THE Irish Government’s guaranteeing 100 per cent of all banking deposits has resulted in the Irish state drowning in a bottomless pit of bail-outs. Bailing out the Anglo-Irish Bank added 40bn euros to the bill that is to be delivered to the Irish working class and middle class for payment.
The total of the current bailouts is expected to reach 50bn euros adding 25,000 euros per taxpayer to the debt.
Last Thursday, the Irish government announced its 2010 deficit was now 32 per cent of gross domestic product (GDP), more than double what was previously projected, and ten times over the EU limit.
The total collapse of the Irish capitalism is now in sight, setting the financial buzzards circling overhead, awaiting an opportunity to move in for the kill. Hedge funds are now threatening to destroy the Irish state if the price of their bankrupt assets in the Anglo-Irish Bank are even marginally marked down.
Demands are being made that the Irish state immediately sells off its gas and electricity industries, and as well shut down entire departments of state, such as Defence, the Environment, and Community Affairs.
Such is the depth of the crisis, and the panic in the ranks of the bourgeoisie, the Irish government is being told that it must stop trying to rescue the banks, and throw to the wolves the sections of the working class and the middle class that have kept what cash they have in these banks under the illusion that it would be permanently guaranteed.
Ireland’s ruling class would not be affected since its wealth is offshore, and its tax bills equal zero.
The demand is also being made that Ireland quit the euro, and resume its old position as a dependency of the UK stock exchange.

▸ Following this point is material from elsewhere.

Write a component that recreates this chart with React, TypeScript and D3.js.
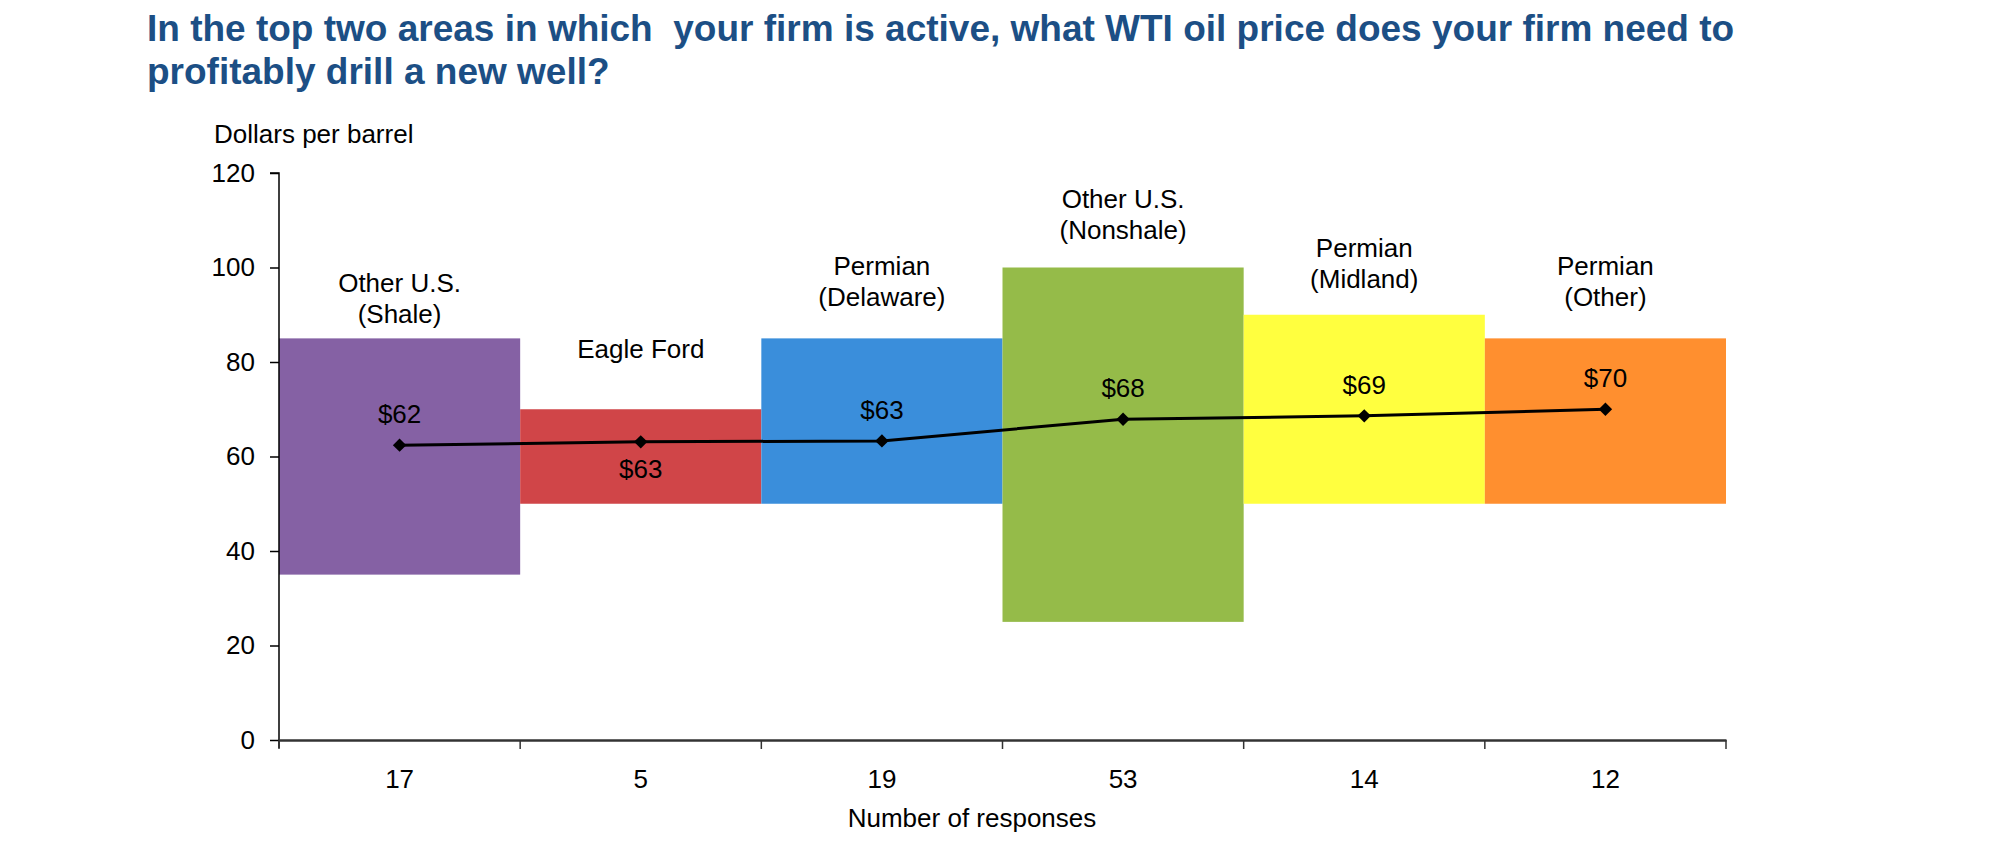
import { useEffect, useRef } from "react";
import * as d3 from "d3";

// Survey areas, response counts and price ranges
const areas = [
  "Other U.S. (Shale)",
  "Eagle Ford",
  "Permian (Delaware)",
  "Other U.S. (Nonshale)",
  "Permian (Midland)",
  "Permian (Other)",
];
const areaLines = [
  ["Other U.S.", "(Shale)"],
  ["Eagle Ford"],
  ["Permian", "(Delaware)"],
  ["Other U.S.", "(Nonshale)"],
  ["Permian", "(Midland)"],
  ["Permian", "(Other)"],
];
const responses = [17, 5, 19, 53, 14, 12];
const rangeLow = [35, 50, 50, 25, 50, 50];
const rangeHigh = [85, 70, 85, 100, 90, 85];
const avgPrice = [62.4, 63.1, 63.3, 67.9, 68.6, 70.0];
const priceLabels = ["$62", "$63", "$63", "$68", "$69", "$70"];
const priceLabelSide = ["above", "below", "above", "above", "above", "above"];
const yTicks = [0, 20, 40, 60, 80, 100, 120];

const COLORS = ["#8561a4", "#d04548", "#3a8edb", "#95bb49", "#ffff3f", "#ff8f2f"];
const TITLE_COLOR = "#1c4f85";
const FONT = "'Liberation Sans', Arial, Helvetica, sans-serif";

const W = 2000;
const H = 856;

export default function App() {
  const ref = useRef<SVGSVGElement>(null);

  useEffect(() => {
    if (!ref.current) return;
    const svg = d3.select(ref.current);
    svg.selectAll("*").remove();

    const left = 279;
    const right = 1726;
    const top = 173;
    const bottom = 740;

    const x = d3.scaleBand<string>().domain(areas).range([left, right]).padding(0);
    const y = d3.scaleLinear().domain([0, 120]).range([bottom, top]);
    const bw = x.bandwidth();

    // Title
    const title = svg
      .append("text")
      .attr("font-family", FONT)
      .attr("font-size", 37)
      .attr("font-weight", 700)
      .attr("fill", TITLE_COLOR)
      .style("white-space", "pre");
    title
      .append("tspan")
      .attr("x", 147)
      .attr("y", 41)
      .text("In the top two areas in which  your firm is active, what WTI oil price does your firm need to");
    title.append("tspan").attr("x", 147).attr("y", 84).text("profitably drill a new well?");

    svg
      .append("text")
      .attr("x", 214)
      .attr("y", 143)
      .attr("font-family", FONT)
      .attr("font-size", 26)
      .attr("fill", "#000")
      .text("Dollars per barrel");

    // Range boxes
    svg
      .append("g")
      .selectAll("rect")
      .data(areas)
      .join("rect")
      .attr("x", (d) => x(d)!)
      .attr("width", bw)
      .attr("y", (_, i) => y(rangeHigh[i]))
      .attr("height", (_, i) => y(rangeLow[i]) - y(rangeHigh[i]))
      .attr("fill", (_, i) => COLORS[i]);

    // Area labels above boxes
    const labelGap = [15, 51, 32, 29, 27, 32];
    const lineH = 31;
    areas.forEach((a, i) => {
      const lines = areaLines[i];
      const base = y(rangeHigh[i]) - labelGap[i];
      const t = svg
        .append("text")
        .attr("font-family", FONT)
        .attr("font-size", 26)
        .attr("text-anchor", "middle")
        .attr("fill", "#000");
      lines.forEach((ln, j) => {
        t.append("tspan")
          .attr("x", x(a)! + bw / 2)
          .attr("y", base - (lines.length - 1 - j) * lineH)
          .text(ln);
      });
    });

    // Y axis
    svg
      .append("g")
      .attr("transform", `translate(${left},0)`)
      .call(d3.axisLeft(y).tickValues(yTicks).tickSize(9).tickPadding(15))
      .call((g) => g.select(".domain").attr("stroke", "#000").attr("stroke-width", 1.5).attr("d", `M-9,${top}H0V${bottom + 8}`))
      .call((g) => g.selectAll(".tick line").attr("stroke", "#000").attr("stroke-width", 1.5))
      .call((g) =>
        g
          .selectAll(".tick text")
          .attr("font-family", FONT)
          .attr("font-size", 26)
          .attr("fill", "#000")
      );

    // X axis: labels at band centres, ticks at band edges
    svg
      .append("g")
      .attr("transform", `translate(0,${bottom})`)
      .call(
        d3
          .axisBottom(x)
          .tickSize(0)
          .tickPadding(30)
          .tickFormat((_, i) => String(responses[i]))
      )
      .call((g) => g.select(".domain").attr("stroke", "#333").attr("stroke-width", 2.5))
      .call((g) =>
        g
          .selectAll(".tick text")
          .attr("font-family", FONT)
          .attr("font-size", 26)
          .attr("fill", "#000")
      );

    const edges = [...areas.map((a) => x(a)!), right];
    svg
      .append("g")
      .selectAll("line")
      .data(edges)
      .join("line")
      .attr("x1", (d) => d)
      .attr("x2", (d) => d)
      .attr("y1", bottom)
      .attr("y2", bottom + 9)
      .attr("stroke", "#333")
      .attr("stroke-width", 1.5);

    svg
      .append("text")
      .attr("x", 972)
      .attr("y", 827)
      .attr("text-anchor", "middle")
      .attr("font-family", FONT)
      .attr("font-size", 26)
      .attr("fill", "#000")
      .text("Number of responses");

    // Average price line with diamond markers
    const line = d3
      .line<number>()
      .x((_, i) => x(areas[i])! + bw / 2)
      .y((d) => y(d));
    svg
      .append("path")
      .datum(avgPrice)
      .attr("fill", "none")
      .attr("stroke", "#000")
      .attr("stroke-width", 3)
      .attr("d", line);

    const diamond = d3.symbol().type(d3.symbolSquare).size(90)();
    svg
      .append("g")
      .selectAll("path")
      .data(avgPrice)
      .join("path")
      .attr("d", diamond)
      .attr("transform", (d, i) => `translate(${x(areas[i])! + bw / 2},${y(d)}) rotate(45)`)
      .attr("fill", "#000");

    svg
      .append("g")
      .selectAll("text")
      .data(avgPrice)
      .join("text")
      .attr("x", (_, i) => x(areas[i])! + bw / 2)
      .attr("y", (d, i) => (priceLabelSide[i] === "above" ? y(d) - 22 : y(d) + 36))
      .attr("text-anchor", "middle")
      .attr("font-family", FONT)
      .attr("font-size", 26)
      .attr("fill", "#000")
      .text((_, i) => priceLabels[i]);
  }, []);

  return (
    <svg
      ref={ref}
      width={W}
      height={H}
      style={{ position: "absolute", left: 0, top: 0, background: "#fff", display: "block" }}
    />
  );
}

Such is the hostility and the fear that the world crisis is creating in the circles of financial predators, a recent call link between Irish Finance Minister, Lenihan, and hundreds of investors had to be abandoned, as it spun put of control into an orgy of denunciations and vilifications of the Irish government.
Lenihan has now announced that the government will present a new four-year budget plan in November.
Meanwhile, while Irish capitalism is being torn asunder, Spain, Greece, Italy, and the new Eastern Europe EU arrivals remain in desperate crisis.
Joseph Stiglitz, one of the capitalist world’s leading economists, has warned that since the future of the euro is now in question, speculators will shortly be targeting Spain.
He states: ‘Under the rules of the game, Spain must now cut its spending, which will almost surely increase its unemployment rate still further.
He adds: ‘As its economy slows, Spain may be entering the kind of death spiral that afflicted Argentina just a decade ago.’
For good measure, he points to the conflict between Germany, with its high surpluses, and Ireland, Portugal and Greece, with their massive deficits, and concludes that the break-up of the eurozone may well be not just on hand, but could be a good thing.
He suggests that one way to save the euro would be for Germany to leave the eurozone.
The Germans, on the contrary, are considering that saving the euro may well require evicting Ireland, Greece and Spain!
There is however no structural cure for the world crisis of capitalism as it affects the European Union.
There is no way out of the crisis for the workers and the middle class of Ireland, Greece and Spain other than a socialist revolution.
Equally, the workers of the UK, France and Germany are being driven along the same road in the defence of their jobs, pensions and wages.
Indeed, what is required throughout Europe is the building of sections of the Fourth International to lead the European socialist revolution to its victory.